3. After-Action Reviews (AARs)
Make AARs routine after projects, jobs, or campaigns—whether successful or not. Structure them with investigation questions:
What happened?
What was expected to happen?
Why were there differences?
What can we learn?
This builds investigative capacity across the organisation.
Building Investigation Capability
Embedding investigation thinking isn’t just about adding new activities—it requires capability building at all levels:
1. Train Supervisors and Team Leaders
Equip them with the skills to identify weak signals, conduct informal investigations, and guide their teams in thinking systemically.
Training should cover:
Human error and systems thinking
Asking effective questions
Conducting informal reviews
Sharing learnings constructively
2. Use Real Examples for Practice
Build familiarity with investigation tools using real workplace examples—not just hypothetical ones. Practice analyzing near-misses, ambiguous cases, and even successful recoveries.
3. Make It Visible
Celebrate when investigation thinking leads to improvement. Use dashboards, whiteboards, or digital platforms to share small wins and lessons learned. This keeps the process alive and shows its impact.
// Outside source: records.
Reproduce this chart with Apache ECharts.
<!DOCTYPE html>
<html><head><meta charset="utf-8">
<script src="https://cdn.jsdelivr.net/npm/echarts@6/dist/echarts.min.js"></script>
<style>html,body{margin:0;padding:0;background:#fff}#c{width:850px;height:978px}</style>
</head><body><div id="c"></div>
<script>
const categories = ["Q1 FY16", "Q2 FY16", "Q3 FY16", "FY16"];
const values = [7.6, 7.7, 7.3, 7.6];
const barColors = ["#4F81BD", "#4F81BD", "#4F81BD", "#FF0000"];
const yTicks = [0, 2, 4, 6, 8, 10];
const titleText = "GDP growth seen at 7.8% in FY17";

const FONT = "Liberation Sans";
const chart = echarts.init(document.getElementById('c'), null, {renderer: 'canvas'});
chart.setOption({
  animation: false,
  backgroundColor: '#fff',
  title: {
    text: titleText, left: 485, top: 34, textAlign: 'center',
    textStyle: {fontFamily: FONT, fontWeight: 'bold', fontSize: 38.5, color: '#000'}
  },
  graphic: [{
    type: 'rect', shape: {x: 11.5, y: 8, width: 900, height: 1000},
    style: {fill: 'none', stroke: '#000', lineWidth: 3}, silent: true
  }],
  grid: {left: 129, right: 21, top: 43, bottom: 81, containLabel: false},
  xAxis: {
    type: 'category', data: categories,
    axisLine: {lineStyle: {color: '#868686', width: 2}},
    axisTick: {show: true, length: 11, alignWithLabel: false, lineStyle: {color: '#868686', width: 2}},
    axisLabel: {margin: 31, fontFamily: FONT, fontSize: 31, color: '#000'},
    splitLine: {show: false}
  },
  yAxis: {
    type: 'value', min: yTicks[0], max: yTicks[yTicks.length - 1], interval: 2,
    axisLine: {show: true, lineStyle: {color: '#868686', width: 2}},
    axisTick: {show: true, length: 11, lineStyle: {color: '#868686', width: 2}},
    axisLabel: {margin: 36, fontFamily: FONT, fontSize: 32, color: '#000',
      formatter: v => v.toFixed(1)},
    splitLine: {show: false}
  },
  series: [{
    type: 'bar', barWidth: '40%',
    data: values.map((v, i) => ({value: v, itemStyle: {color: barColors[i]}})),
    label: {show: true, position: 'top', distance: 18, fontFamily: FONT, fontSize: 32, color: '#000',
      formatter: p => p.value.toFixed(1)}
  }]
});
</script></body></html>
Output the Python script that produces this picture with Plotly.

The Benefits of an Investigative Culture
Organisations that embed investigation thinking see clear benefits:
Reduced incident frequency and severity
Greater employee engagement in safety and improvement
Better decision-making across all levels
Increased resilience through early identification of system weaknesses
Faster learning cycles from both success and failure
Most importantly, it supports a culture where learning and accountability go hand-in-hand—without blame.
Conclusion
Investigation thinking belongs in every workplace—not as a reaction to catastrophe, but as a proactive daily discipline. By making investigation principles part of the everyday routine, organisations foster a culture of curiosity, learning, and continuous improvement.
Whether you're on a factory floor, in a control room, or at a project site, every task is an opportunity to ask, “How could this go wrong?” and “What keeps it going right?”
When investigation thinking becomes habitual, safety becomes resilient—not just in procedures, but in the people who carry them out.